'Old bread is not hard, having no bread is'

The wartime values instilled by his father still hold a special place for master baker Meinolf Kraeling.

RNZ Online
4 min read
Meinolf Kraeling owner of Diehl's Bakery.
Caption:Meinolf Kraeling owner of Diehl's Bakery.Photo credit:Craig Gladding/RNZ

“There was the old saying in Germany, if you have old bread, that's not hard, you could eat it. To have no bread and starving, that is hard,” says Meinolf Kraeling.

Germany has one of the highest per capita bread consumptions in the world. Auckland-based Krehling comes from a small village in the center of the country where he learned the art and science of baking.

His father established a bakery in the 1950s and it was there Krehling did his apprenticeship.

Here Now presented by Kadambari Gladding is about the journeys people make to New Zealand, their identities and perspectives, all of which shape their life here.

“I was 15, 16 years old, and then I started learning, apprenticeship. It takes three years in Germany, and then you could do your first certification. Then after another three years, you could apply for the master certification," he told RNZ's Here Now podcast.

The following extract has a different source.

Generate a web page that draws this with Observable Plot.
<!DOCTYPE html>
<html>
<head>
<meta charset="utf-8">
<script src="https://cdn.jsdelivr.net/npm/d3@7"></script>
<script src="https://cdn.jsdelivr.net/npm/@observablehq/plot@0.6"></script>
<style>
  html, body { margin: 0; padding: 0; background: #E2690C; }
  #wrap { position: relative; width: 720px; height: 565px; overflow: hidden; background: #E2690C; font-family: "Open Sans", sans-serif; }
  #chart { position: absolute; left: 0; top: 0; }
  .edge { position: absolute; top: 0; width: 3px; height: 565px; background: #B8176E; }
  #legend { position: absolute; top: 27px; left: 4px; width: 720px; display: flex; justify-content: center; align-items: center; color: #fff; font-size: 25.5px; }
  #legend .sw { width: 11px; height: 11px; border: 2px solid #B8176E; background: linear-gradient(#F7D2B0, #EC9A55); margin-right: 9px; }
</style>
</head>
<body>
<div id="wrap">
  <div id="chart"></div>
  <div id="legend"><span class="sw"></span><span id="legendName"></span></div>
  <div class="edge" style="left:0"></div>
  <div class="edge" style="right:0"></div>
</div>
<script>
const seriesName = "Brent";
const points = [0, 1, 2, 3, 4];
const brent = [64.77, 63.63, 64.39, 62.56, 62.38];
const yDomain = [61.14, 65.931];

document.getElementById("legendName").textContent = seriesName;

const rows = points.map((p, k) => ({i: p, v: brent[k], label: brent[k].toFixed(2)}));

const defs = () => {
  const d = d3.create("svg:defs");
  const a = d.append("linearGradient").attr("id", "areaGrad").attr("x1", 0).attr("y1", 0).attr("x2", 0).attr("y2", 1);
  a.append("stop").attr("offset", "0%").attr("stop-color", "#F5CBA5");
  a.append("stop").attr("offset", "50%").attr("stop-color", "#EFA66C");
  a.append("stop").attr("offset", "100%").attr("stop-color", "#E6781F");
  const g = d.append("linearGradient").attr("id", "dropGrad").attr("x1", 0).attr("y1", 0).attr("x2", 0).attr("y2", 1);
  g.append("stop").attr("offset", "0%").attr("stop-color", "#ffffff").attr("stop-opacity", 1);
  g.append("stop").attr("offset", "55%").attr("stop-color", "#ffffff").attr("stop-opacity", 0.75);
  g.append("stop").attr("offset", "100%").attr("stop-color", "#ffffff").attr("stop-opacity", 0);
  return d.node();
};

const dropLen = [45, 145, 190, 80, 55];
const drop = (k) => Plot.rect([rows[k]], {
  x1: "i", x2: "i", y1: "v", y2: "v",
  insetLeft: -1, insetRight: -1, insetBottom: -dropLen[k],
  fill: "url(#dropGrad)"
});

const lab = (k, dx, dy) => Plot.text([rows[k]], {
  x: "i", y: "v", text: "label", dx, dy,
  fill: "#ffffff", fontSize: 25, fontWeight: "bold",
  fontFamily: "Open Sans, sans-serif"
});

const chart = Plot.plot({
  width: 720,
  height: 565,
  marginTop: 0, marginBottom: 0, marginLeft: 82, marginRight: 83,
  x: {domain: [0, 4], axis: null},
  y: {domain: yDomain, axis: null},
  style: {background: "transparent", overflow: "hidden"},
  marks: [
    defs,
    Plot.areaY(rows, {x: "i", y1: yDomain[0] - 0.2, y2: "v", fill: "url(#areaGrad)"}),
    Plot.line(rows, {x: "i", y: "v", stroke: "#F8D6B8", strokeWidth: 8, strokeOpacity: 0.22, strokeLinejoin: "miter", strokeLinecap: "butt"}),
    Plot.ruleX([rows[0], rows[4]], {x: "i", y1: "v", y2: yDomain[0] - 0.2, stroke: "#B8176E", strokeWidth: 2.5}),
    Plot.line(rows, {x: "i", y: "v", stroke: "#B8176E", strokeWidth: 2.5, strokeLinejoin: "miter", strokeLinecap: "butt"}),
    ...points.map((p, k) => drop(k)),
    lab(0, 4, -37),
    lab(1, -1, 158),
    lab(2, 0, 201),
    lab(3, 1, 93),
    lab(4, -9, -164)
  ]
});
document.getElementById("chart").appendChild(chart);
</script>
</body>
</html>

He has cherished childhood memories of that bakery, he says.

“It was a time when I was really little and running around in the bakery, and then fresh rolls coming from the oven, and we could have them warm - hot and warm.”

In 2017 he relocated to New Zealand and bought a bakery in Glenfield, Auckland. The previous owner was also a German, so the name Diehl’s stuck.

There are about 1000 officially recognised types of breads in Germany. Each region has its own specialties, such as sourdough rye in the Black Forest, or pretzels in Bavaria.

But the staple throughout Germany is famer’s bread, he says.

“The farmer's bread was the daily bread. This is what you get at first, and it's even the best seller here [at his Auckland bakery], and also one of the most common breads in Germany from far north to south.”

The dark ryes from the north of the country are dense and long-lasting and the traditional Kommiss bread was used by the German military for hundreds of years, he says.

“It had a natural protection from mould and so if a soldier takes one of those breads, he could keep it with him in a backpack for days.

“There is this story with the French soldiers, every day needs three times a baguette and the German soldier keeps two breads for the full week.”

During the 1970s Germany’s traditional breads started to be superseded by industrialised, mass market white bread, he says.

“After the Second World War, there was almost wholegrain bread on the market, or dark ones, and then it becomes more luxury to have white bread.

The health benefits of traditional breads then had a resurgence, he says.

“To have wholegrain at home is still, until today, the best you could have for your diet.”

It was his father’s generation that understood just how precious baked-from-scratch daily bread was, he says.

“It was in the 60s, 70s, when bread becomes cheap, or people all had a good job, and earning easy money, and then old people remember ... it's in our culture, it's really important for us.

“Don't throw it away, think about, old bread is not hard. No bread is hard.”